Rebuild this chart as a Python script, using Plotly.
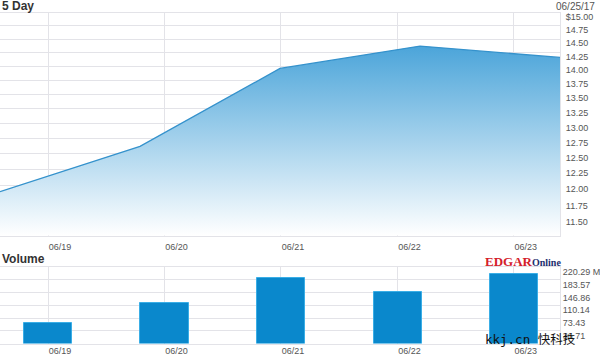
import plotly.graph_objects as go
import math

# ---- data ----
day_labels = ["06/19", "06/20", "06/21", "06/22", "06/23"]
day_ticks = [0.343, 1.175, 2.007, 2.840, 3.670]          # position of each day label on the sample axis
price_x = [0, 1, 2, 3, 4]
price_y = [11.90, 12.62, 13.96, 14.37, 14.16]
price_ticks = [11.50, 11.75, 12.00, 12.25, 12.50, 12.75, 13.00, 13.25, 13.50, 13.75, 14.00, 14.25, 14.50, 14.75, 15.00]
price_ticktext = ["11.50", "11.75", "12.00", "12.25", "12.50", "12.75", "13.00", "13.25", "13.50", "13.75",
                  "14.00", "14.25", "14.50", "14.75", "$15.00"]
volume = [59.9, 117.5, 187.8, 147.4, 200.1]              # millions
vol_ticks = [36.71, 73.43, 110.14, 146.86, 183.57, 220.29]
vol_ticktext = ["36.71", "73.43", "110.14", "146.86", "183.57", "220.29 M"]

W, H = 600, 356
GRID = "#e3e3e8"
TXT = "#555555"
FONT = "Liberation Sans, Arial, sans-serif"

fig = go.Figure()

price_min, price_max = 11.242, 15.0
fig.add_trace(go.Scatter(x=price_x, y=[11.0] * len(price_x), mode="lines",
                         line=dict(width=0), hoverinfo="skip", showlegend=False,
                         xaxis="x", yaxis="y"))
fig.add_trace(go.Scatter(x=price_x, y=price_y, mode="lines",
                         line=dict(color="#3592cc", width=1.3),
                         fill="tonexty",
                         fillgradient=dict(type="vertical", start=price_min, stop=price_max,
                                           colorscale=[[0, "#ffffff"], [1, "#2c95d3"]]),
                         showlegend=False, xaxis="x", yaxis="y"))

fig.add_trace(go.Bar(x=day_ticks, y=volume, width=0.343,
                     marker=dict(color="#0a88cc", line=dict(color="#3aaee6", width=1)),
                     showlegend=False, xaxis="x2", yaxis="y2"))

xdom = [0, 560 / W]
top_dom = [1 - 235.5 / H, 1 - 13 / H]
vol_dom = [1 - 343.5 / H, 1 - 267 / H]

axis_common = dict(showgrid=True, gridcolor=GRID, gridwidth=1, zeroline=False,
                   showline=True, linecolor=GRID, mirror=True, automargin=False,
                   tickfont=dict(family=FONT, size=9, color=TXT))

fig.update_layout(
    width=W, height=H, margin=dict(l=0, r=0, t=0, b=0),
    paper_bgcolor="white", plot_bgcolor="white",
    xaxis=dict(domain=xdom, anchor="y", range=[0, 4], tickvals=day_ticks, ticktext=day_labels,
               ticklabelshift=12, ticklabelstandoff=3, **axis_common),
    yaxis=dict(domain=top_dom, anchor="x", type="log",
               range=[math.log10(price_min), math.log10(price_max)],
               tickvals=price_ticks, ticktext=price_ticktext, side="right",
               ticklabelshift=4, ticklabelstandoff=3, **axis_common),
    xaxis2=dict(domain=xdom, anchor="y2", range=[0, 4], tickvals=day_ticks, ticktext=day_labels,
                ticklabelshift=12, ticklabelstandoff=-1, **axis_common),
    yaxis2=dict(domain=vol_dom, anchor="x2", range=[0, 220.29],
                tickvals=vol_ticks, ticktext=vol_ticktext, side="right",
                ticklabelshift=5, ticklabelstandoff=0, **axis_common),
    bargap=0,
)

fig.add_annotation(text="<b>5 Day</b>", xref="paper", yref="paper", x=0, y=1 - 6 / H,
                   xanchor="left", yanchor="middle", showarrow=False,
                   font=dict(family=FONT, size=12, color="#333333"))
fig.add_annotation(text="06/25/17", xref="paper", yref="paper", x=597 / W, y=1 - 6 / H,
                   xanchor="right", yanchor="middle", showarrow=False,
                   font=dict(family=FONT, size=10, color=TXT))
fig.add_annotation(text="<b>Volume</b>", xref="paper", yref="paper", x=0, y=1 - 259 / H,
                   xanchor="left", yanchor="middle", showarrow=False,
                   font=dict(family=FONT, size=12, color="#333333"))
fig.add_annotation(text="<b><span style='color:#d4202a'>EDGAR</span>"
                        "<span style='color:#1d2f6e;font-size:10px'>Online</span></b>",
                   xref="paper", yref="paper", x=483 / W, y=1 - 261 / H,
                   xanchor="left", yanchor="middle", showarrow=False,
                   font=dict(family="Liberation Serif, Times New Roman, serif", size=13))
fig.add_annotation(text="kkj.cn 快科技", xref="paper", yref="paper", x=483 / W, y=1 - 339 / H,
                   xanchor="left", yanchor="middle", showarrow=False,
                   font=dict(family="DejaVu Sans Mono, Noto Sans CJK SC", size=12.5, color="#111111"))

fig.write_html("out.html")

• • • • •

__Stated task__. All of the material above should be reproduced exactly, except the pictures.

__Final result__.
Rebuild this chart as a Python script, using Plotly.
import plotly.graph_objects as go
import math

# ---- data ----
day_labels = ["06/19", "06/20", "06/21", "06/22", "06/23"]
day_ticks = [0.343, 1.175, 2.007, 2.840, 3.670]          # position of each day label on the sample axis
price_x = [0, 1, 2, 3, 4]
price_y = [11.90, 12.62, 13.96, 14.37, 14.16]
price_ticks = [11.50, 11.75, 12.00, 12.25, 12.50, 12.75, 13.00, 13.25, 13.50, 13.75, 14.00, 14.25, 14.50, 14.75, 15.00]
price_ticktext = ["11.50", "11.75", "12.00", "12.25", "12.50", "12.75", "13.00", "13.25", "13.50", "13.75",
                  "14.00", "14.25", "14.50", "14.75", "$15.00"]
volume = [59.9, 117.5, 187.8, 147.4, 200.1]              # millions
vol_ticks = [36.71, 73.43, 110.14, 146.86, 183.57, 220.29]
vol_ticktext = ["36.71", "73.43", "110.14", "146.86", "183.57", "220.29 M"]

W, H = 600, 356
GRID = "#e3e3e8"
TXT = "#555555"
FONT = "Liberation Sans, Arial, sans-serif"

fig = go.Figure()

price_min, price_max = 11.242, 15.0
fig.add_trace(go.Scatter(x=price_x, y=[11.0] * len(price_x), mode="lines",
                         line=dict(width=0), hoverinfo="skip", showlegend=False,
                         xaxis="x", yaxis="y"))
fig.add_trace(go.Scatter(x=price_x, y=price_y, mode="lines",
                         line=dict(color="#3592cc", width=1.3),
                         fill="tonexty",
                         fillgradient=dict(type="vertical", start=price_min, stop=price_max,
                                           colorscale=[[0, "#ffffff"], [1, "#2c95d3"]]),
                         showlegend=False, xaxis="x", yaxis="y"))

fig.add_trace(go.Bar(x=day_ticks, y=volume, width=0.343,
                     marker=dict(color="#0a88cc", line=dict(color="#3aaee6", width=1)),
                     showlegend=False, xaxis="x2", yaxis="y2"))

xdom = [0, 560 / W]
top_dom = [1 - 235.5 / H, 1 - 13 / H]
vol_dom = [1 - 343.5 / H, 1 - 267 / H]

axis_common = dict(showgrid=True, gridcolor=GRID, gridwidth=1, zeroline=False,
                   showline=True, linecolor=GRID, mirror=True, automargin=False,
                   tickfont=dict(family=FONT, size=9, color=TXT))

fig.update_layout(
    width=W, height=H, margin=dict(l=0, r=0, t=0, b=0),
    paper_bgcolor="white", plot_bgcolor="white",
    xaxis=dict(domain=xdom, anchor="y", range=[0, 4], tickvals=day_ticks, ticktext=day_labels,
               ticklabelshift=12, ticklabelstandoff=3, **axis_common),
    yaxis=dict(domain=top_dom, anchor="x", type="log",
               range=[math.log10(price_min), math.log10(price_max)],
               tickvals=price_ticks, ticktext=price_ticktext, side="right",
               ticklabelshift=4, ticklabelstandoff=3, **axis_common),
    xaxis2=dict(domain=xdom, anchor="y2", range=[0, 4], tickvals=day_ticks, ticktext=day_labels,
                ticklabelshift=12, ticklabelstandoff=-1, **axis_common),
    yaxis2=dict(domain=vol_dom, anchor="x2", range=[0, 220.29],
                tickvals=vol_ticks, ticktext=vol_ticktext, side="right",
                ticklabelshift=5, ticklabelstandoff=0, **axis_common),
    bargap=0,
)

fig.add_annotation(text="<b>5 Day</b>", xref="paper", yref="paper", x=0, y=1 - 6 / H,
                   xanchor="left", yanchor="middle", showarrow=False,
                   font=dict(family=FONT, size=12, color="#333333"))
fig.add_annotation(text="06/25/17", xref="paper", yref="paper", x=597 / W, y=1 - 6 / H,
                   xanchor="right", yanchor="middle", showarrow=False,
                   font=dict(family=FONT, size=10, color=TXT))
fig.add_annotation(text="<b>Volume</b>", xref="paper", yref="paper", x=0, y=1 - 259 / H,
                   xanchor="left", yanchor="middle", showarrow=False,
                   font=dict(family=FONT, size=12, color="#333333"))
fig.add_annotation(text="<b><span style='color:#d4202a'>EDGAR</span>"
                        "<span style='color:#1d2f6e;font-size:10px'>Online</span></b>",
                   xref="paper", yref="paper", x=483 / W, y=1 - 261 / H,
                   xanchor="left", yanchor="middle", showarrow=False,
                   font=dict(family="Liberation Serif, Times New Roman, serif", size=13))
fig.add_annotation(text="kkj.cn 快科技", xref="paper", yref="paper", x=483 / W, y=1 - 339 / H,
                   xanchor="left", yanchor="middle", showarrow=False,
                   font=dict(family="DejaVu Sans Mono, Noto Sans CJK SC", size=12.5, color="#111111"))

fig.write_html("out.html")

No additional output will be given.